begin Dataset section

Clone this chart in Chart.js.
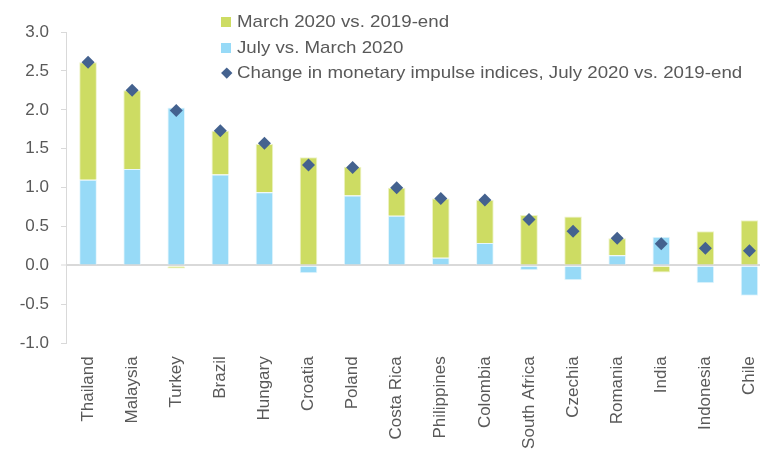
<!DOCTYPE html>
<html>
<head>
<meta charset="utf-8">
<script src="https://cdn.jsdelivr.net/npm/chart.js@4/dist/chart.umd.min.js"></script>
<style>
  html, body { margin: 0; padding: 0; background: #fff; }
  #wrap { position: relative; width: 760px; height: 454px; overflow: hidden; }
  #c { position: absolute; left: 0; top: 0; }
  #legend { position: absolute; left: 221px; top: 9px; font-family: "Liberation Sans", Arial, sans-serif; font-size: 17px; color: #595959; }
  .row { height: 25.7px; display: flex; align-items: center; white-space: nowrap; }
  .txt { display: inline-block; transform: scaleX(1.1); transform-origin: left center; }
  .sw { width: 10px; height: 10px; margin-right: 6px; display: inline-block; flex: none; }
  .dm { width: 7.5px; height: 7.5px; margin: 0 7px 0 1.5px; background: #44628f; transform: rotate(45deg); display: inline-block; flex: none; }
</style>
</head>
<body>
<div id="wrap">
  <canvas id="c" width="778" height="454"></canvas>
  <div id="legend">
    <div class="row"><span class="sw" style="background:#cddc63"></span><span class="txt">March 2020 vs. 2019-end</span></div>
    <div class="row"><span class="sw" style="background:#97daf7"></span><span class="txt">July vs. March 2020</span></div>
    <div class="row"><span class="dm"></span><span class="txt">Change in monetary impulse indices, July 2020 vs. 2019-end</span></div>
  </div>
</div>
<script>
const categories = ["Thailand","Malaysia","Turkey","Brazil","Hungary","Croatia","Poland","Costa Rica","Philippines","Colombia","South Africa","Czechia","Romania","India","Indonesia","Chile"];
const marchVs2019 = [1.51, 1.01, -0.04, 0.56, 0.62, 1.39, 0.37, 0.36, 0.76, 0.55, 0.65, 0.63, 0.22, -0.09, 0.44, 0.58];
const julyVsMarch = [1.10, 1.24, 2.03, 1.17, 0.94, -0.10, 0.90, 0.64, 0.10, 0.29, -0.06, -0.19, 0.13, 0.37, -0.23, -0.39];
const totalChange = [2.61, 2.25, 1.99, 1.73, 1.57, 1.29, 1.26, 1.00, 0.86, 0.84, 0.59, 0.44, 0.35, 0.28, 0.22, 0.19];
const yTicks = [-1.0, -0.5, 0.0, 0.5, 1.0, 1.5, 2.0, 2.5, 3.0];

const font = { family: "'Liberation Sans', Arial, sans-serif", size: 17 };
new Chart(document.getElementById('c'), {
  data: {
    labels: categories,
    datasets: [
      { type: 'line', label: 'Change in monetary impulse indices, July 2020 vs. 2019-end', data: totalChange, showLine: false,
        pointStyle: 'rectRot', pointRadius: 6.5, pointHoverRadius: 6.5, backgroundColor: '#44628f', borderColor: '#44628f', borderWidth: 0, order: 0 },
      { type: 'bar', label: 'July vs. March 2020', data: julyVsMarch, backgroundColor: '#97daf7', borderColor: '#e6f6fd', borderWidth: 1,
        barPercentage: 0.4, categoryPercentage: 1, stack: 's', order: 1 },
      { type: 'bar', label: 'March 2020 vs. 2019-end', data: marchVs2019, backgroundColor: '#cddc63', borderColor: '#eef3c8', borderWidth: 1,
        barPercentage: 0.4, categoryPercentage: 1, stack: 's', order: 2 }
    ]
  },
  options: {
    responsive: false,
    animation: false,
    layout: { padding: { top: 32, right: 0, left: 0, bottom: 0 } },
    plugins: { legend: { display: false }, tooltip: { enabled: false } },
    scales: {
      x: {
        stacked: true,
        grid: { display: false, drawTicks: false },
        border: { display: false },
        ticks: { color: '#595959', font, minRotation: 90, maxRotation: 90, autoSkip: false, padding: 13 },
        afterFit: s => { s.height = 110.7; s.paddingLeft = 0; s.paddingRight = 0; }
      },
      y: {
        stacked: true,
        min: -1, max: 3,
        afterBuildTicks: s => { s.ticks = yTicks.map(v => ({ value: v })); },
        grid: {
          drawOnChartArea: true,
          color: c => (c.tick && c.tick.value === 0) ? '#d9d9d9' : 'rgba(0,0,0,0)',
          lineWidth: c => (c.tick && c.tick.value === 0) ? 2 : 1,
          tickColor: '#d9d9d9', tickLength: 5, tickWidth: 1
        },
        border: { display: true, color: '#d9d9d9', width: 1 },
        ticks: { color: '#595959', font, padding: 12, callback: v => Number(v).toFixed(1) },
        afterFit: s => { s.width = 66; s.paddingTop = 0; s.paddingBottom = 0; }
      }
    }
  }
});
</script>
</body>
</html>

end Dataset section

## Task to complete:
Copy the data exactly. Any picture it contains is to be omitted.

## Finished task:
Clone this chart in Chart.js.
<!DOCTYPE html>
<html>
<head>
<meta charset="utf-8">
<script src="https://cdn.jsdelivr.net/npm/chart.js@4/dist/chart.umd.min.js"></script>
<style>
  html, body { margin: 0; padding: 0; background: #fff; }
  #wrap { position: relative; width: 760px; height: 454px; overflow: hidden; }
  #c { position: absolute; left: 0; top: 0; }
  #legend { position: absolute; left: 221px; top: 9px; font-family: "Liberation Sans", Arial, sans-serif; font-size: 17px; color: #595959; }
  .row { height: 25.7px; display: flex; align-items: center; white-space: nowrap; }
  .txt { display: inline-block; transform: scaleX(1.1); transform-origin: left center; }
  .sw { width: 10px; height: 10px; margin-right: 6px; display: inline-block; flex: none; }
  .dm { width: 7.5px; height: 7.5px; margin: 0 7px 0 1.5px; background: #44628f; transform: rotate(45deg); display: inline-block; flex: none; }
</style>
</head>
<body>
<div id="wrap">
  <canvas id="c" width="778" height="454"></canvas>
  <div id="legend">
    <div class="row"><span class="sw" style="background:#cddc63"></span><span class="txt">March 2020 vs. 2019-end</span></div>
    <div class="row"><span class="sw" style="background:#97daf7"></span><span class="txt">July vs. March 2020</span></div>
    <div class="row"><span class="dm"></span><span class="txt">Change in monetary impulse indices, July 2020 vs. 2019-end</span></div>
  </div>
</div>
<script>
const categories = ["Thailand","Malaysia","Turkey","Brazil","Hungary","Croatia","Poland","Costa Rica","Philippines","Colombia","South Africa","Czechia","Romania","India","Indonesia","Chile"];
const marchVs2019 = [1.51, 1.01, -0.04, 0.56, 0.62, 1.39, 0.37, 0.36, 0.76, 0.55, 0.65, 0.63, 0.22, -0.09, 0.44, 0.58];
const julyVsMarch = [1.10, 1.24, 2.03, 1.17, 0.94, -0.10, 0.90, 0.64, 0.10, 0.29, -0.06, -0.19, 0.13, 0.37, -0.23, -0.39];
const totalChange = [2.61, 2.25, 1.99, 1.73, 1.57, 1.29, 1.26, 1.00, 0.86, 0.84, 0.59, 0.44, 0.35, 0.28, 0.22, 0.19];
const yTicks = [-1.0, -0.5, 0.0, 0.5, 1.0, 1.5, 2.0, 2.5, 3.0];

const font = { family: "'Liberation Sans', Arial, sans-serif", size: 17 };
new Chart(document.getElementById('c'), {
  data: {
    labels: categories,
    datasets: [
      { type: 'line', label: 'Change in monetary impulse indices, July 2020 vs. 2019-end', data: totalChange, showLine: false,
        pointStyle: 'rectRot', pointRadius: 6.5, pointHoverRadius: 6.5, backgroundColor: '#44628f', borderColor: '#44628f', borderWidth: 0, order: 0 },
      { type: 'bar', label: 'July vs. March 2020', data: julyVsMarch, backgroundColor: '#97daf7', borderColor: '#e6f6fd', borderWidth: 1,
        barPercentage: 0.4, categoryPercentage: 1, stack: 's', order: 1 },
      { type: 'bar', label: 'March 2020 vs. 2019-end', data: marchVs2019, backgroundColor: '#cddc63', borderColor: '#eef3c8', borderWidth: 1,
        barPercentage: 0.4, categoryPercentage: 1, stack: 's', order: 2 }
    ]
  },
  options: {
    responsive: false,
    animation: false,
    layout: { padding: { top: 32, right: 0, left: 0, bottom: 0 } },
    plugins: { legend: { display: false }, tooltip: { enabled: false } },
    scales: {
      x: {
        stacked: true,
        grid: { display: false, drawTicks: false },
        border: { display: false },
        ticks: { color: '#595959', font, minRotation: 90, maxRotation: 90, autoSkip: false, padding: 13 },
        afterFit: s => { s.height = 110.7; s.paddingLeft = 0; s.paddingRight = 0; }
      },
      y: {
        stacked: true,
        min: -1, max: 3,
        afterBuildTicks: s => { s.ticks = yTicks.map(v => ({ value: v })); },
        grid: {
          drawOnChartArea: true,
          color: c => (c.tick && c.tick.value === 0) ? '#d9d9d9' : 'rgba(0,0,0,0)',
          lineWidth: c => (c.tick && c.tick.value === 0) ? 2 : 1,
          tickColor: '#d9d9d9', tickLength: 5, tickWidth: 1
        },
        border: { display: true, color: '#d9d9d9', width: 1 },
        ticks: { color: '#595959', font, padding: 12, callback: v => Number(v).toFixed(1) },
        afterFit: s => { s.width = 66; s.paddingTop = 0; s.paddingBottom = 0; }
      }
    }
  }
});
</script>
</body>
</html>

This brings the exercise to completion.